§ Required work
Every line from the one holding "Output the Python" through the one holding "import matplotlib as mpl" should be returned exactly, both included; the pictures should not.

* start Excerpted records *

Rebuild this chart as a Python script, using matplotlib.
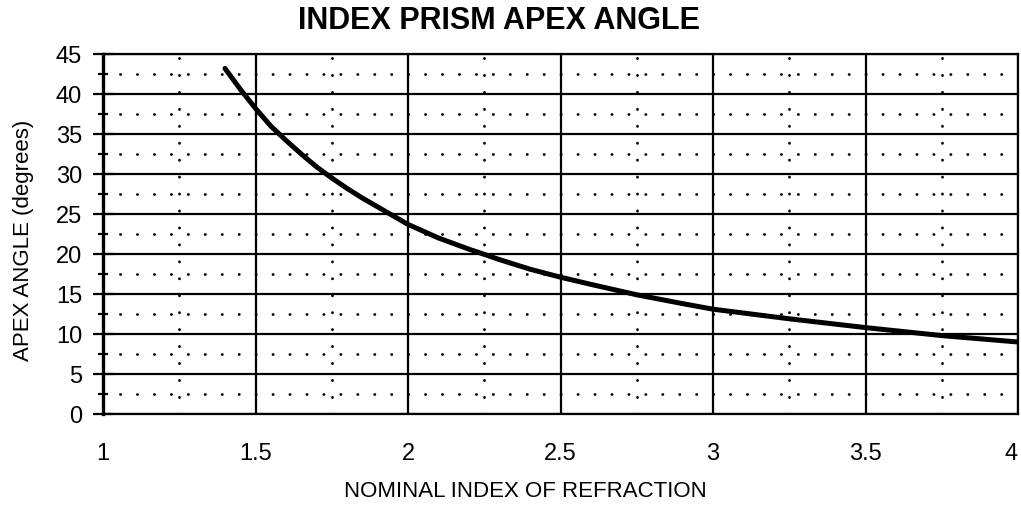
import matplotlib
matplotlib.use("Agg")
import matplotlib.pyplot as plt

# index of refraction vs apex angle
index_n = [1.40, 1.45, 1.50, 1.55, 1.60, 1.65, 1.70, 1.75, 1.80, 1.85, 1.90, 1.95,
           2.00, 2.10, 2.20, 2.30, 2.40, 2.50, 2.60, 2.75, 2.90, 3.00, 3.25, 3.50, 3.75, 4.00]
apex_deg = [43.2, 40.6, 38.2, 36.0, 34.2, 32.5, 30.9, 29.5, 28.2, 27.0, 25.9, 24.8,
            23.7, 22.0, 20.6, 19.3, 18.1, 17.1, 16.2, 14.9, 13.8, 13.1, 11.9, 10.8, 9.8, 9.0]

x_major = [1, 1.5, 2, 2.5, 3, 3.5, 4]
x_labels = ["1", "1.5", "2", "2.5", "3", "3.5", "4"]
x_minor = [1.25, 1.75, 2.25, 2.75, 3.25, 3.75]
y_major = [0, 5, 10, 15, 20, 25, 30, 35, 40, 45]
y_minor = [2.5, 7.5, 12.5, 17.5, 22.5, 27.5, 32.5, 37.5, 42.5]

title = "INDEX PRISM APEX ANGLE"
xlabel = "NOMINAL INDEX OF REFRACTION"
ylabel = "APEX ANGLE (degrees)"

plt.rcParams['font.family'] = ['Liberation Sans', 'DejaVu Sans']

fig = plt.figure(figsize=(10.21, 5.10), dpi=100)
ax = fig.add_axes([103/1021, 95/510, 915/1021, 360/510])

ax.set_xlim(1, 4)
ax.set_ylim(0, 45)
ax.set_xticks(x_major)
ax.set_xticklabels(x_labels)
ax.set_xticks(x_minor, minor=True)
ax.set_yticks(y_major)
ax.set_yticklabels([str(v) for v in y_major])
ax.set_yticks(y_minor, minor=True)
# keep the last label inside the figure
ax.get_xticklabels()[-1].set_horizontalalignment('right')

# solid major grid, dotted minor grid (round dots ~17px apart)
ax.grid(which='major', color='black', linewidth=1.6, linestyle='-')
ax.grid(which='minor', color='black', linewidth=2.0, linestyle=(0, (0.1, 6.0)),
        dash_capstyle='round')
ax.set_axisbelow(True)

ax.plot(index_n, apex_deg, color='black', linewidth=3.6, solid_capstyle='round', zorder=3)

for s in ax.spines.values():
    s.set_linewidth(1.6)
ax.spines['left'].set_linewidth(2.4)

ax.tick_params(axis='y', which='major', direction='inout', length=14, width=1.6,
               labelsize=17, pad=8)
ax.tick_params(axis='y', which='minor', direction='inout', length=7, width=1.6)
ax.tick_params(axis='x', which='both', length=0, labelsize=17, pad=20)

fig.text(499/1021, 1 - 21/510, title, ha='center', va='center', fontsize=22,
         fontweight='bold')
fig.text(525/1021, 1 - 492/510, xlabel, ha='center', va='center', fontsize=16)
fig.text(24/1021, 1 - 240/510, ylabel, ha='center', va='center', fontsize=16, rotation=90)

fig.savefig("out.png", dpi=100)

* end Excerpted records *
* start Excerpted records *

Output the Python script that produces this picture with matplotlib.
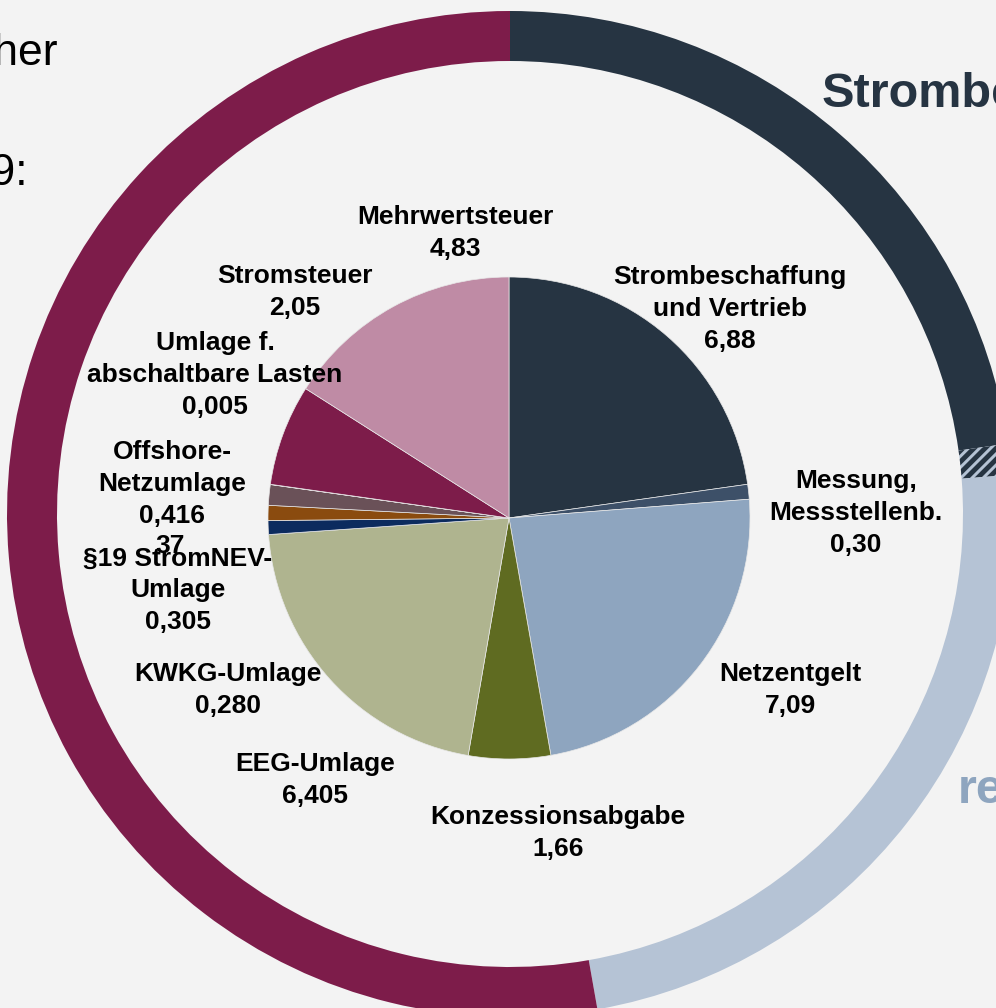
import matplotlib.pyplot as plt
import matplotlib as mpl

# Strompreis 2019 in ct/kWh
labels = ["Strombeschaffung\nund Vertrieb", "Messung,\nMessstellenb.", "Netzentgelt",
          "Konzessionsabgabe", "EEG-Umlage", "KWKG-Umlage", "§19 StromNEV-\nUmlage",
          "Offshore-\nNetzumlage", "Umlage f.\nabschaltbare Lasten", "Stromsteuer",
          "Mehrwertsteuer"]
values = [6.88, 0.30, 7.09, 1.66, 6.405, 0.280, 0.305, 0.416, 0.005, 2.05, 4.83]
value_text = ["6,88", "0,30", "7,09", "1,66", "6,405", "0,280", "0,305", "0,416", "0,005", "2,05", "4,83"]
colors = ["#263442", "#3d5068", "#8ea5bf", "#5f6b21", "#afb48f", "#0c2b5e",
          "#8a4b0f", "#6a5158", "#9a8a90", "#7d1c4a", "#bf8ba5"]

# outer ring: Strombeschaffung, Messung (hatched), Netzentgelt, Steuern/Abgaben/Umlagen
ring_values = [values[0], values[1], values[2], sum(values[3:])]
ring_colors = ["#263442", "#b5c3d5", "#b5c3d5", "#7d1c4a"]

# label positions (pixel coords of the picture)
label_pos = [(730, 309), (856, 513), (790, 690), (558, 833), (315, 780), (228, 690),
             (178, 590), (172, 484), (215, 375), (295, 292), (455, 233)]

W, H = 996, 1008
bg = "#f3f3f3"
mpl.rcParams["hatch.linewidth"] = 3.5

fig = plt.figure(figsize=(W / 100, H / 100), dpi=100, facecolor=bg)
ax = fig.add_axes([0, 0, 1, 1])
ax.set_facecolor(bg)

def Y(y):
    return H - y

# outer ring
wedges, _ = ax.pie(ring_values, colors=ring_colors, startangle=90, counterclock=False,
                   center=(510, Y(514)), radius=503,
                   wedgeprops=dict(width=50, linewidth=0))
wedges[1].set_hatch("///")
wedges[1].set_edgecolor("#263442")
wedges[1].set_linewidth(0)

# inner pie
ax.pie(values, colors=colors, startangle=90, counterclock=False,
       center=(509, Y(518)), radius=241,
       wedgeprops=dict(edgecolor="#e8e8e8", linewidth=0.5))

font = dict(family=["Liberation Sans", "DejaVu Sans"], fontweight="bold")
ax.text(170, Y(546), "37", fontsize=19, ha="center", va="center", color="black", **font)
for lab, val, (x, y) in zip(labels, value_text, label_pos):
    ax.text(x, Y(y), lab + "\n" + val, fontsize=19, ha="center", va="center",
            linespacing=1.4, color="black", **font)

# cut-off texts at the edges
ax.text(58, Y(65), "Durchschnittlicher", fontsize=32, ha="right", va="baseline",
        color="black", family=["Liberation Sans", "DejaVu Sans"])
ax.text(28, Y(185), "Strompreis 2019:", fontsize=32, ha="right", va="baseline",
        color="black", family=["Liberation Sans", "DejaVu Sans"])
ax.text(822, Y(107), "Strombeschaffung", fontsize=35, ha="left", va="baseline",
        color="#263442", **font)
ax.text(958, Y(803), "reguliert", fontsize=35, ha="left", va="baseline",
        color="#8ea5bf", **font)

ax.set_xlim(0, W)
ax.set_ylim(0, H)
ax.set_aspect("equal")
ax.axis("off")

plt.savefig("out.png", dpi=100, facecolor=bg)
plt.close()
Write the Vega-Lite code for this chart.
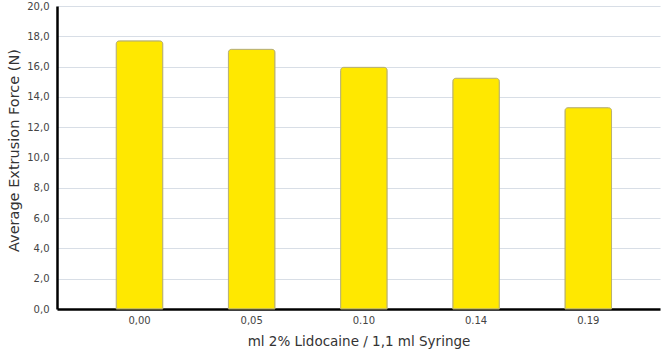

* end Excerpted records *

§ Written reply
Output the Python script that produces this picture with matplotlib.
import matplotlib.pyplot as plt
import matplotlib as mpl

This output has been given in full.